Listen, I said I couldn't claim credit for it nor could I remember who said it. I haven't read IHTSBIH since the book was first released, so sue me. I'm also pretty sure that I remember hearing that line years before I had ever even heard of TM.
I would like to think that I have had a few good one liners in my day, but the only one that really stands it is the one I delivered to a former college roommate. When we moved in together he said that he hated having dirty dishes in the sink and that he would always do them even if he wasn't the one to actually use them. I thought this was fucking awesome. Cue the end of the semester when he didn't do jack shit in the dishes department even when he was the one that dirtied them. It became a point of contention in our house to no avail. Then the last week of the semester he was finally doing dishes when we cleaned the entire house.

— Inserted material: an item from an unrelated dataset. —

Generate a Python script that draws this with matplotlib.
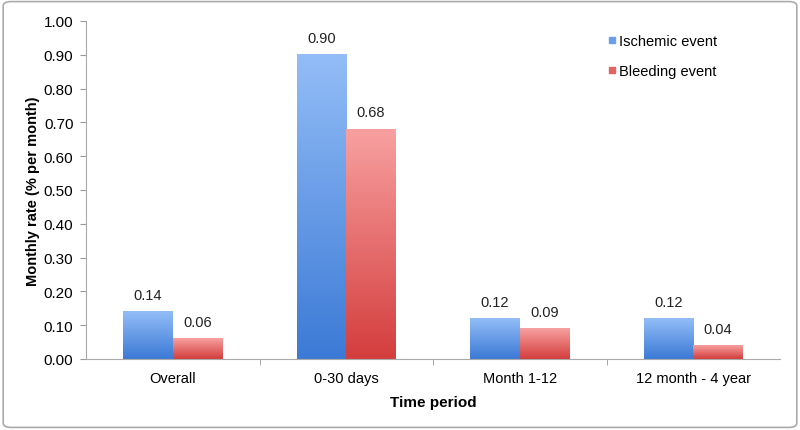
import numpy as np
import matplotlib.pyplot as plt
from matplotlib.patches import FancyBboxPatch
from matplotlib.colors import LinearSegmentedColormap
from matplotlib.lines import Line2D

plt.rcParams['font.family'] = ['Liberation Sans', 'DejaVu Sans']

# data
categories = ['Overall', '0-30 days', 'Month 1-12', '12 month - 4 year']
ischemic = [0.14, 0.90, 0.12, 0.12]
bleeding = [0.06, 0.68, 0.09, 0.04]
series_names = ['Ischemic event', 'Bleeding event']

# gradient colours (bottom, top)
blue_cm = LinearSegmentedColormap.from_list('b', ['#3c7ad6', '#93bdf7'])
red_cm = LinearSegmentedColormap.from_list('r', ['#d43d3d', '#f8a0a0'])

fig = plt.figure(figsize=(8, 4.31), dpi=100)
ax = fig.add_axes([0.1075, 0.165, 0.8675, 0.784])

x = np.arange(len(categories))
w = 0.285
b1 = ax.bar(x - w / 2, ischemic, w, color='none', label=series_names[0])
b2 = ax.bar(x + w / 2, bleeding, w, color='none', label=series_names[1])

grad = np.linspace(0, 1, 256).reshape(-1, 1)
for bars, cm in ((b1, blue_cm), (b2, red_cm)):
    for r in bars:
        x0, y0 = r.get_x(), r.get_y()
        ax.imshow(grad, cmap=cm, origin='lower', aspect='auto',
                  extent=(x0, x0 + r.get_width(), y0, y0 + r.get_height()),
                  zorder=2)

for bars, vals in ((b1, ischemic), (b2, bleeding)):
    for r, v in zip(bars, vals):
        ax.annotate('%.2f' % v, (r.get_x() + r.get_width() / 2, v),
                    xytext=(0, 7), textcoords='offset points',
                    ha='center', va='bottom', fontsize=10.5, color='#222222')

ax.set_xlim(-0.5, len(categories) - 0.5)
ax.set_ylim(0, 1.0)
ax.set_yticks(np.arange(0, 1.01, 0.1))
ax.set_yticklabels(['%.2f' % t for t in np.arange(0, 1.01, 0.1)], fontsize=11)
ax.set_xticks(x)
ax.set_xticklabels(categories, fontsize=10.5)
ax.tick_params(axis='x', length=0, pad=9)
ax.set_xticks(np.arange(0.5, len(categories) - 0.5, 1), minor=True)
ax.tick_params(axis='x', which='minor', length=4, color='#999999')
ax.tick_params(axis='y', length=4, color='#999999', pad=5)

for s in ('top', 'right'):
    ax.spines[s].set_visible(False)
for s in ('left', 'bottom'):
    ax.spines[s].set_color('#aaaaaa')

ax.set_xlabel('Time period', fontsize=11, fontweight='bold', labelpad=7)
ax.set_ylabel('Monthly rate (% per month)', fontsize=10.5, fontweight='bold',
              labelpad=3)

# legend with small square markers
handles = [Line2D([], [], marker='s', ls='none', markersize=5,
                  color='#6a9ee8'),
           Line2D([], [], marker='s', ls='none', markersize=5,
                  color='#e46464')]
ax.legend(handles, series_names, loc='upper left',
          bbox_to_anchor=(0.735, 1.0), frameon=False, fontsize=10.5,
          handlelength=0.4, handletextpad=0.3, labelspacing=1.1)

# rounded border around the figure
fig.patches.append(FancyBboxPatch((0.004, 0.006), 0.992, 0.988,
                                  boxstyle='round,pad=0,rounding_size=0.01',
                                  transform=fig.transFigure, fill=False,
                                  edgecolor='#aaaaaa', lw=1.2))

fig.savefig('out.png', dpi=100)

When he was doing them he sloshed water all over the counters. Him: Man, I always get water all over the place. I don't know how to stop it. Me: Well, Chris, there is only one thing to say: practice more.

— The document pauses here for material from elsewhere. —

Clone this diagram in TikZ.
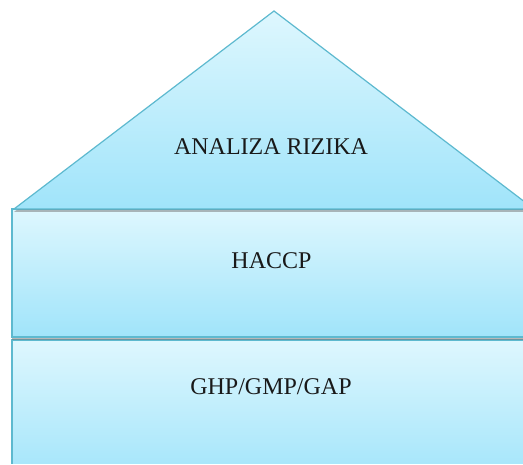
\documentclass[tikz,border=0pt]{standalone}
\usepackage{fontspec}
\setmainfont{Liberation Serif}
\usetikzlibrary{shadows}
\definecolor{lighttop}{HTML}{DEF7FE}
\definecolor{darkbot}{HTML}{A0E4FA}
\definecolor{edgec}{HTML}{5DB9CF}
\tikzset{
  layer/.style={draw=edgec, line width=1.2pt, top color=lighttop, bottom color=darkbot,
    drop shadow={shadow xshift=0pt, shadow yshift=-3pt, opacity=0.5, fill=black!55}},
  lbl/.style={font=\fontsize{24}{28}\selectfont, anchor=base, inner sep=0pt, text=black!90}
}
\begin{document}
\begin{tikzpicture}[x=1pt,y=1pt]
\useasboundingbox (0,0) rectangle (523,464);
\fill[white] (0,0) rectangle (523,464);
\clip (0,0) rectangle (523,464);
% bottom layer
\path[layer] (12,-20) rectangle (545,124);
% middle layer
\path[layer] (12,127) rectangle (545,255);
% roof
\path[layer] (14,255) -- (274,453) -- (534,255) -- cycle;
\node[lbl] (risk) at (271,309) {ANALIZA RIZIKA};
\node[lbl] (haccp) at (271.5,195) {HACCP};
\node[lbl] (ghp) at (271,69) {GHP/GMP/GAP};
\end{tikzpicture}
\end{document}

I'm sitting in the student lobby trying to figure out an exceptionally long contract case when a girl sits next to me and tries to make some small talk. Girl: How are you? Me: Pretty good, a little stressed over this case. Girl: Don't worry, God never gives you more than you can handle. Me: Really? Then how do you explain the suicide rate?
This is a second hand story that I heard from one of my coworkers, so I can't vouch for its truthfulness, but it's still pretty funny. The guy that plays Bill Walsh on Entourage is at a party, and apparently the actor's personality isn't too far off from the character, so he naturally ends up in a fight with someone. Billy ends up getting his ass kicked, and while he's laying on the floor, the victor in the fight stands over him and declares "I am Queens Boulevard!"
I had a friend, Bill, in college who was full of biting, sarcastic comebacks. His roommate, Brandon, had a girlfriend who lived in the city but didn’t attend our school, and he also had a girl from another college in town he used for free sex. The free sex girl somehow found out about the girlfriend and called up one day asking for Brandon (this was before everyone had cell phones). Bill answered the phone and told her Brandon wasn’t there. She told him to give Brandon a message – that she knew about Sasha and she knew that Brandon was just using her for sex, along with a few other choice insults. Bill listened calmly as if he was sympathetic then asked “Okay, now how do you spell Sasha?”
One day at my old job, I was having a conversation about some sort of video game with a co-worker. My old boss fired off the following. "Jesus, Jimmy. You're the biggest nerd I've ever met." I immediately responded, "Says the guy that owns a computer repair shop." I went out for a victory cigarette to peals of laughter.
"My dear, do you have any unexpressed thoughts?" George S. Kaufman Kaufman, commenting on a new play: "I saw it under the worst possible conditions. The curtain was up." Ill. Gov. Rod Blogo-whatever, on The Late Show: "I've wanted to be on your show in the worst way!" Letterman: "Well, you made it in the worst way." Letterman, closing the Jocquin Phoenix "I'm retiring from acting and becoming a rapper" interview: "Well, Jocquin, I'm sorry you couldn't be here tonight."